Maluku dikenal sebagai tanah dengan pluralisme sosial dan budaya yang tinggi. Identitas sebagai “orang basudara” harus dijaga bukan hanya sebagai slogan budaya, tapi ditanam dalam kerangka kebijakan publik yang strategis dan partisipatif.
Sayangnya, selama ini pendekatan kebijakan masih terlalu kering, sekadar angka dan statistik. Padahal, sebagaimana diingatkan filsuf Jürgen Habermas, legitimasi demokrasi bisa runtuh jika negara hanya hadir dalam bentuk sistem dan angka, sementara rakyat hidup dalam relasi makna dan nilai.
Wilayah-wilayah seperti teluk, semenanjung, dan pulau-pulau kecil adalah ruang dengan makna kultural yang mendalam. Pembangunan infrastruktur di wilayah-wilayah ini harus didahului dengan dialog sosial yang tulus dan bermakna. Tanpa itu, proyek-proyek pembangunan hanya akan dianggap sebagai gentrifikasi gaya baru, proyek elite yang meminggirkan makna hidup masyarakat lokal.
Krisis Legitimasi dan Ancaman Politik Identitas
Pemerintah HL-AV mesti mewaspadai satu bom waktu: krisis legitimasi. Ketika kebijakan tidak menyentuh dimensi sosial-budaya masyarakat, ketika birokrasi berjalan tanpa hati, dan pembangunan hanya dinikmati segelintir orang, maka politik identitas akan kembali menjadi alat pelanggengan kekuasaan, warisan kekuatan lama yang hanya berganti baju.

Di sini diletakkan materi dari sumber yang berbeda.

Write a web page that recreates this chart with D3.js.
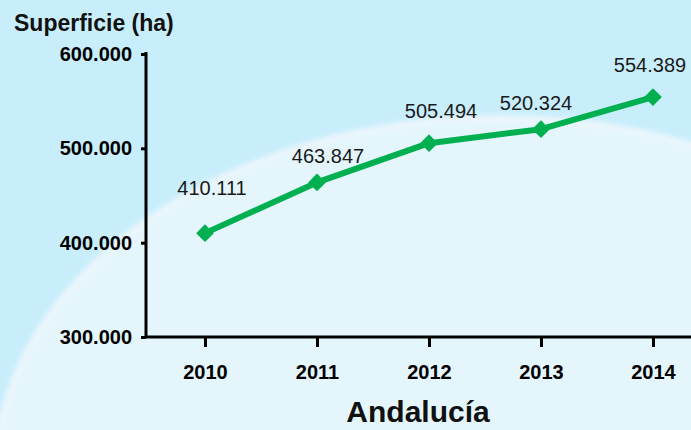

Karl Popper dalam The Open Society and Its Enemies telah mengingatkan, bahwa masyarakat terbuka rentan disusupi musuh dari dalam, mereka yang menolak perubahan namun terus memanfaatkan sistem demi kekuasaan. Tugas HL-AV adalah menjaga agar Maluku tetap terbuka, inklusif, dan bebas dari jebakan oligarki yang sekadar mengganti wajah.
Dialog Adalah Kunci
Sebagai partai politik yang lahir dari rahim antikorupsi dan keterbukaan, PSI Maluku menilai perlu adanya ruang dialog yang setara antara pemerintah dan masyarakat, khususnya mereka yang terdampak langsung oleh program PSN. Dalam konteks fiskal yang terbatas, setiap kebijakan harus dirancang secara partisipatif, berbasis data, dan menyentuh kebutuhan riil masyarakat.
Pemerintahan HL-AV yang baru ini patut dikawal, didukung, dan dikritisi secara konstruktif. Maluku tidak sedang kekurangan sumber daya, tetapi sering kekurangan keberanian dalam membangun nilai dan rasa.
HL-AV memiliki peluang besar untuk menciptakan sejarah baru. Membangun Maluku tidak hanya dengan beton dan baja, tapi juga dengan keadilan, makna, dan semangat anak pulau.
Dan untuk itulah Maluku berharap, kepada pemimpin yang lahir dari pulau, untuk menjawab tantangan pulau.